L'hégémonie du répertoire lyrique

L’ensemble du contenu des quatre urnes est exclusivement emprunté au répertoire classique. Quelques lignes de force s’en dégagent. D’abord, la présence minoritaire d’œuvres instrumentales. C’est le résultat de la technique acoustique alors en usage pour capter et fixer les sons, qui n’utilisait aucun mode d’amplification. L’artiste se plaçait juste devant un cornet acoustique pour « brailler » son interprétation. Les instruments à cordes frottées ou pincées sont particulièrement mal servis. Il en va de même des formations orchestrales où l’harmonie prend toute la place. Toutefois, en dépit de ces limites fortes, les artistes choisis sont tous de grands noms qui marquèrent plusieurs générations (Paderewski, Pugno, Kreisler…). La présence d’un extrait d’une symphonie de Beethoven reste rarissime, voire quasiment unique, en cette première décennie du XXe siècle. Il en va de même pour la musique de chambre, ici interprétée dans l’adaptation de deux pièces sacrées.
Le répertoire lyrique est quasi exclusif dans l’offre phonographique « sérieuse » de l’époque. On remarque la présence significative d’air extraits d’opéras de Gounod et de Massenet, compositeur encore vivant, qui reflètent parfaitement la vie lyrique du moment. La fixation de la mort de l’Otello de Verdi, par Tamagno, le créateur du rôle en 1887, confirme le souci qu’eurent aussitôt les éditeurs phonographiques de préserver un patrimoine musical fugitif.
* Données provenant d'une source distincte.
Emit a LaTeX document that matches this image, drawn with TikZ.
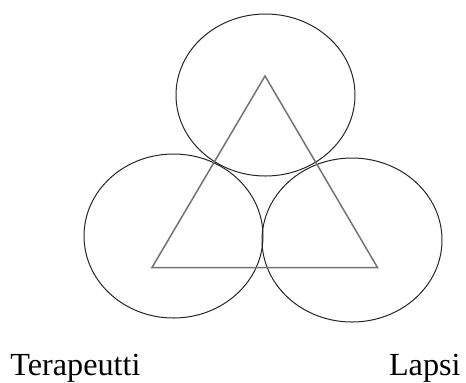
\documentclass[tikz,border=0pt]{standalone}
\usepackage{fontspec}
\setmainfont{Liberation Serif}
\usetikzlibrary{shapes.geometric, positioning}
\begin{document}
\begin{tikzpicture}[x=0.5pt, y=-0.5pt, font=\fontsize{16.1}{19}\selectfont]
\tikzset{ring/.style={draw=black!85, line width=0.5pt, ellipse, inner sep=0pt, minimum width=89.5pt, minimum height=81pt}}
\useasboundingbox (0,0) rectangle (466,382);
\node[ring] (upper) at (265.5,95) {};
\node[ring, minimum height=82pt] (leftring) at (173.5,236) {};
\node[ring, minimum width=90pt, minimum height=82pt] (rightring) at (352,240) {};
\coordinate (apex) at (265,76);
\coordinate (base l) at (152,267.5);
\coordinate (base r) at (377.5,267.5);
\draw[black!55, line width=0.75pt] (apex) -- (base l) -- (base r) -- cycle;
\node[anchor=base west, inner sep=0pt] (therapist) at (10,375) {Terapeutti};
\node[anchor=base east, inner sep=0pt] (child) at (461,375) {Lapsi};
\end{tikzpicture}
\end{document}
Quant aux interprètes présents, il en est de deux catégories. Les vedettes des grandes scènes internationales, grandes voix du XIXe siècle, alors déjà âgées (Patti alors âgée de 63 ans) ou au faîte de leur gloire (Journet, Melba, Plançon), enfin de plus jeunes artistes, tel Caruso, dont la notoriété s’est construite à la fois sur la scène et au disque. D’autres chanteurs, aujourd’hui oubliés du grand public (Affre, Noté, Korsoff…) étaient alors en pleine activité et très sollicités des éditeurs phonographiques. Figurent également quelques talents à leurs débuts, tels Paul Franz ou Daniel Vigneau qui poursuivirent une carrière discographique jusqu’à la veille de la Seconde guerre mondiale.